Raciste, impérialiste et belliciste à outrance, obsédé par l’esprit de revanche après la défaite de Sedan et persuadé que la restauration de la puissance française passerait par la préséance de l’armée sur le parlement, Emile Auguste Cyprien Driant (1855-1916) épousa tout naturellement les idées du général Boulanger, puis sa fille ; quand on aime, on ne compte pas.

On le surnomma l' »Utopiste de la guerre ». Saint-Cyrien, officier d’infanterie depuis 1877, il finit colonel, mort au champ d’honneur sous les balles allemandes, au Bois des Caures, à Verdun ; il accompagna aussi un temps son cher beau-père dans ses ambitions politiques (il fut élu député de Nancy en 1910), mais c’est surtout en tant que romancier pour la jeunesse qu’il trouva le mieux à exprimer ses convictions. Sous le pseudonyme de « Capitaine Danrit », Driant fut en effet, avec Paul d’Ivoi et Louis Boussenard, l’un des piliers du mythique Journal des voyages, dans lequel s’enchaînaient récits de voyages exotiques plus ou moins vécus et feuilletons d’anticipation échevelés dans la tradition de Verne et Wells.
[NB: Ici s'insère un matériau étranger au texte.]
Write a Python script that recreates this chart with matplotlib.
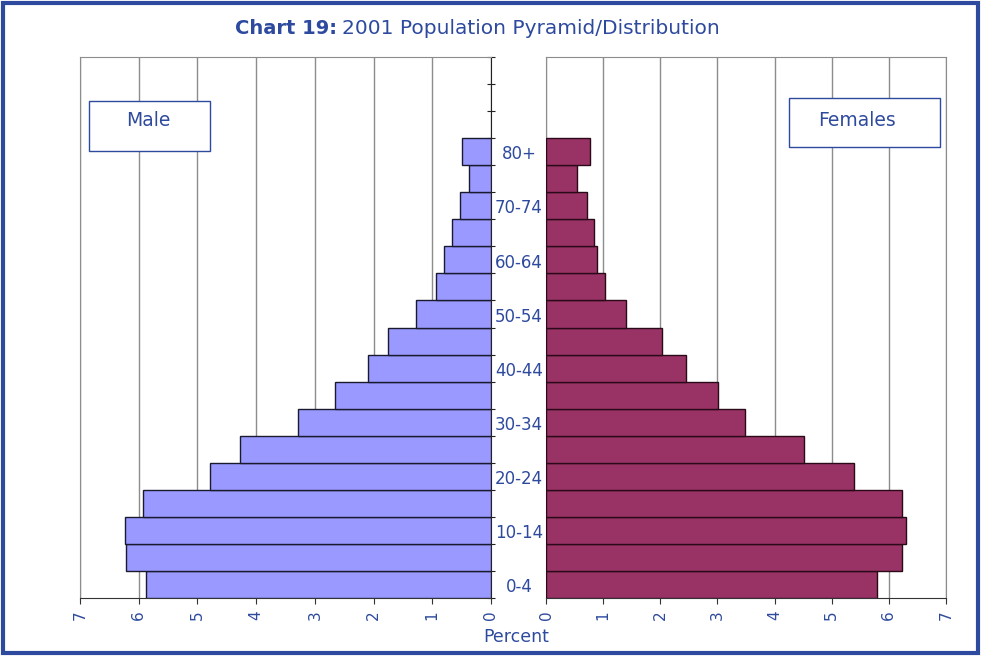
import numpy as np
import matplotlib.pyplot as plt
from matplotlib.patches import Rectangle
from matplotlib.transforms import blended_transform_factory

ages = ['0-4', '5-9', '10-14', '15-19', '20-24', '25-29', '30-34', '35-39',
        '40-44', '45-49', '50-54', '55-59', '60-64', '65-69', '70-74',
        '75-79', '80+']
male = [5.88, 6.22, 6.24, 5.93, 4.79, 4.28, 3.29, 2.66, 2.10, 1.75, 1.28,
        0.94, 0.80, 0.66, 0.53, 0.37, 0.49]
female = [5.80, 6.23, 6.30, 6.23, 5.39, 4.52, 3.49, 3.01, 2.45, 2.03, 1.40,
          1.03, 0.89, 0.84, 0.72, 0.54, 0.77]
xticks = [0, 1, 2, 3, 4, 5, 6, 7]

blue = '#2E4A9E'
grid_c = '#8c8c8c'
plt.rcParams['font.family'] = ['DejaVu Sans']

W, H = 981, 656
fig = plt.figure(figsize=(W / 100, H / 100), dpi=100)


def fx(px):
    return px / W


def fy(py):
    return 1 - py / H


ax1 = fig.add_axes([fx(80), fy(598), fx(491) - fx(80), fy(57) - fy(598)])
ax2 = fig.add_axes([fx(546), fy(598), fx(946) - fx(546), fy(57) - fy(598)])

y = np.arange(len(ages))
ax1.barh(y, male, height=1.0, color='#9999FF', edgecolor='#1a1a2e', lw=1, zorder=3)
ax2.barh(y, female, height=1.0, color='#993366', edgecolor='#2a0a18', lw=1, zorder=3)

for ax in (ax1, ax2):
    ax.set_ylim(-0.5, 19.5)
    ax.set_xticks(xticks)
    ax.set_yticks([])
    ax.grid(axis='x', color=grid_c, lw=1, zorder=0)
    for s in ('top', 'left', 'right'):
        ax.spines[s].set_color(grid_c)
    ax.spines['bottom'].set_color('#333333')
    ax.tick_params(axis='x', direction='out', length=4, color='#333333',
                   labelcolor=blue, labelsize=11, labelrotation=90, pad=5)

ax1.set_xlim(7, 0)
ax2.set_xlim(0, 7)

# center axis of the male side with ticks at the slot boundaries
ax1.spines['right'].set_color('#222222')
ax1.yaxis.set_ticks_position('right')
ax1.set_yticks(np.arange(-0.5, 20, 1.0))
ax1.set_yticklabels([])
ax1.tick_params(axis='y', direction='inout', length=6, color='#222222')

# age labels in the gap
tr = blended_transform_factory(fig.transFigure, ax1.transData)
for i in range(0, len(ages), 2):
    ax1.text(fx(519), y[i] - 0.1, ages[i], transform=tr, ha='center', va='center',
             fontsize=12, color=blue, clip_on=False)

# legend-like boxes
fig.patches.append(Rectangle((fx(89), fy(151)), fx(210) - fx(89), fy(101) - fy(151),
                             transform=fig.transFigure, facecolor='white',
                             edgecolor=blue, lw=1, zorder=5))
fig.text(fx(148), fy(120), 'Male', ha='center', va='center', fontsize=13.5,
         color=blue, zorder=6)
fig.patches.append(Rectangle((fx(789), fy(147)), fx(940) - fx(789), fy(98) - fy(147),
                             transform=fig.transFigure, facecolor='white',
                             edgecolor=blue, lw=1, zorder=5))
fig.text(fx(857), fy(120), 'Females', ha='center', va='center', fontsize=13.5,
         color=blue, zorder=6)

# title
fig.text(fx(337), fy(28), 'Chart 19:', ha='right', va='center', fontsize=14,
         fontweight='bold', color=blue)
fig.text(fx(342), fy(28), '2001 Population Pyramid/Distribution', ha='left',
         va='center', fontsize=14.5, color=blue)

fig.text(fx(516), fy(637), 'Percent', ha='center', va='center', fontsize=12.5,
         color=blue)

# outer frame
fig.patches.append(Rectangle((fx(3), fy(653)), fx(978) - fx(3), fy(3) - fy(653),
                             transform=fig.transFigure, facecolor='none',
                             edgecolor=blue, lw=3, zorder=10))

fig.savefig('out.png', dpi=100)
Chantre du roman d’aventures coloniales, le capitaine est resté célèbre pour ses nombreuses politiques-fictions opposant vaillants militaires français et ennemis de la patrie, d’où qu’ils viennent : l’Allemand, bien sûr (La Guerre de demain), mais aussi les sauvages peuplades issues du tiers-monde, réfractaires à toutes idées de progrès et de civilisation, que des mœurs galopantes convertissent en autant de menaçants  » périls « , noir (L’Invasion noire) ou jaune (L’Invasion jaune)… Mais ceux que Danrit exècre par dessus tout (sans compter les Juifs : Capitaine Danrit versus Capitaine Dreyfus !), ce sont les Anglais (La Guerre fatale). Ceux-là ne reculent devant aucune bassesse : « Le gouvernement britannique a commis une déloyauté sans exemple dans l’histoire : il la couronne d’un assassinat », celui du plus illustre des captifs, l’auguste prisonnier de Sainte-Hélène. Car Danrit est également l’auteur de cette belle uchronie napoléonienne, Evasion d’empereur, en 1903 (avant l’Entente Cordiale, donc), dans laquelle des fidèles Corses dévoués à la cause organisent sa fuite de l’île… à bord d’un submersible ! Bien sur, Jules Verne n’est jamais très loin. Le sous-marin en question est construit d’après les plans laissés par Robert Fulton, l’inventeur du « Nautilus », le premier sous-marin du genre (en 1798), auquel l’auteur de Vingt mille lieues sous les mers devait emprunter son nom pour baptiser le vaisseau du capitaine Némo.